> [TASK INSTRUCTIONS]: Leave out the pictures and set down exactly the lines from the start of the listing through the one with "Chart.register(...registerables);", both included.

> [DATASET EXCERPT]:
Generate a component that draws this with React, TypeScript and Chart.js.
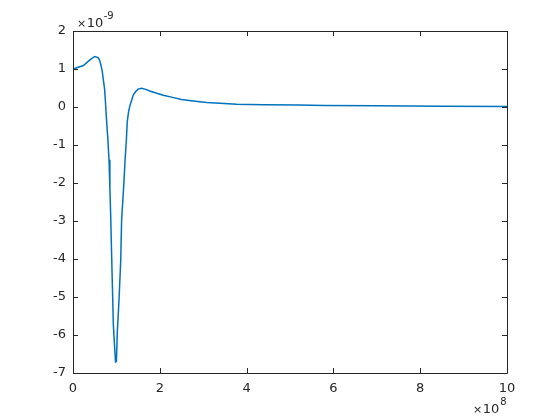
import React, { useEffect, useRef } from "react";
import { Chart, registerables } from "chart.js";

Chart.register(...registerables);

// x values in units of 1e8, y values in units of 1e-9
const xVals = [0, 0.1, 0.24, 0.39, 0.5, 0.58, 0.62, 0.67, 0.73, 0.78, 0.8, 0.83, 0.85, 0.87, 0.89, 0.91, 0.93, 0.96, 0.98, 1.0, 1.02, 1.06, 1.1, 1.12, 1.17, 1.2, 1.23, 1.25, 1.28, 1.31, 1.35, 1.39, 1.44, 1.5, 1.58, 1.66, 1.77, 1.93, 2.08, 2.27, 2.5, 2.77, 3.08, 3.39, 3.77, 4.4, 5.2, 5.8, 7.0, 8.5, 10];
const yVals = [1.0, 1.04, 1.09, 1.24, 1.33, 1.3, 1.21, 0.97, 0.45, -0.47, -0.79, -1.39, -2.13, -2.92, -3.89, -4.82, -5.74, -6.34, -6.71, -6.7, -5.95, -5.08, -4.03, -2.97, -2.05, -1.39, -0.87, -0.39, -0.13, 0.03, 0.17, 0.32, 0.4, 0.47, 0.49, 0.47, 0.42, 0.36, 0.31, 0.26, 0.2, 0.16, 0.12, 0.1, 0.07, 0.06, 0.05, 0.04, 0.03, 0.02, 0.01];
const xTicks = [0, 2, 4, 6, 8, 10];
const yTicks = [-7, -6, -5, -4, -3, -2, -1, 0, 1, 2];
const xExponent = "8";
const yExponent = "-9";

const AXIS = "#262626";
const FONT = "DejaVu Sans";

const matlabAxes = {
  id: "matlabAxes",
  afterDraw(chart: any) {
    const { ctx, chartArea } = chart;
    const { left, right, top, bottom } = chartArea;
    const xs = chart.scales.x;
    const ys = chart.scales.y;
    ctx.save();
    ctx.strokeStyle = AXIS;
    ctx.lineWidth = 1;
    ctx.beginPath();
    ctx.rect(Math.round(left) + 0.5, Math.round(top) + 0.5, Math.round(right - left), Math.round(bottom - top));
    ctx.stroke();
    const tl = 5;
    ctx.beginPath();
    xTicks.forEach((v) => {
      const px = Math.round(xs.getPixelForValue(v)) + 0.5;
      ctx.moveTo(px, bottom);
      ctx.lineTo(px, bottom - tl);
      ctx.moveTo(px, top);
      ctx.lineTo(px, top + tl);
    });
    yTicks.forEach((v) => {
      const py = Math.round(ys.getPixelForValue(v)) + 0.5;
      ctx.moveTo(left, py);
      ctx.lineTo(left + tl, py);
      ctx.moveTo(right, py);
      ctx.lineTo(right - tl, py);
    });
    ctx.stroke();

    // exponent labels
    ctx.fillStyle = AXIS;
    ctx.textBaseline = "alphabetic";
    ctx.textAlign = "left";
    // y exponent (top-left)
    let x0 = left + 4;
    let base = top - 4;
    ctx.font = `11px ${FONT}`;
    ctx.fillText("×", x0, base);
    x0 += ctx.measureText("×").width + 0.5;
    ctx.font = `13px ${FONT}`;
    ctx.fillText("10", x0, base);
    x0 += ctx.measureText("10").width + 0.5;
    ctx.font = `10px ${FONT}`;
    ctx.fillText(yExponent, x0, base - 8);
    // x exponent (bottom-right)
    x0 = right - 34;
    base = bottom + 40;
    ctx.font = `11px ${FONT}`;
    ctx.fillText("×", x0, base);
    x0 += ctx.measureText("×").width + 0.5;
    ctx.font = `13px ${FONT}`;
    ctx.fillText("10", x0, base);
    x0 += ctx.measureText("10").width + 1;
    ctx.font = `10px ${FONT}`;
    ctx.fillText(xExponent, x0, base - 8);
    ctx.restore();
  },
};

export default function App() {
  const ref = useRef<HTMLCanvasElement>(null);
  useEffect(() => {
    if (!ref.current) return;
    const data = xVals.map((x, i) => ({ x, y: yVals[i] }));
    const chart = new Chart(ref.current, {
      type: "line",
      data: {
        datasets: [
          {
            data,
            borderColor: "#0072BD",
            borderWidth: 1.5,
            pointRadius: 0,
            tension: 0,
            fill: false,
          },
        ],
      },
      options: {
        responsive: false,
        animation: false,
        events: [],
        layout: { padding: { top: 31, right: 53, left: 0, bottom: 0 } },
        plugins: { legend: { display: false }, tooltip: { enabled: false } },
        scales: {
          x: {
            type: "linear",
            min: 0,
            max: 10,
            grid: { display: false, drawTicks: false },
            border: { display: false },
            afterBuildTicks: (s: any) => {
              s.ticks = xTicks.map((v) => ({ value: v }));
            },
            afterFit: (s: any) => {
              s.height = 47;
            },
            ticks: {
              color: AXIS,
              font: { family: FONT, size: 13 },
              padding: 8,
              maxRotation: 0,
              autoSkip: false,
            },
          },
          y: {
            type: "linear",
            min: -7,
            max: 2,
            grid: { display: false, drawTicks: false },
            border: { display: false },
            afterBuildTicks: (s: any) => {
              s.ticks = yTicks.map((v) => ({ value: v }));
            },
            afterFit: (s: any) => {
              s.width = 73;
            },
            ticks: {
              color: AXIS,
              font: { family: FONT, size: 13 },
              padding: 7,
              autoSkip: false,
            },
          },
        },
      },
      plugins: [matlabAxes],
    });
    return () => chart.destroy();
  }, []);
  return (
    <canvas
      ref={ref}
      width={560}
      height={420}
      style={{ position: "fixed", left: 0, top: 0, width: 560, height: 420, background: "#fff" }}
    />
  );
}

> [RESPONSE TO THE TASK]:
Generate a component that draws this with React, TypeScript and Chart.js.
import React, { useEffect, useRef } from "react";
import { Chart, registerables } from "chart.js";

Chart.register(...registerables);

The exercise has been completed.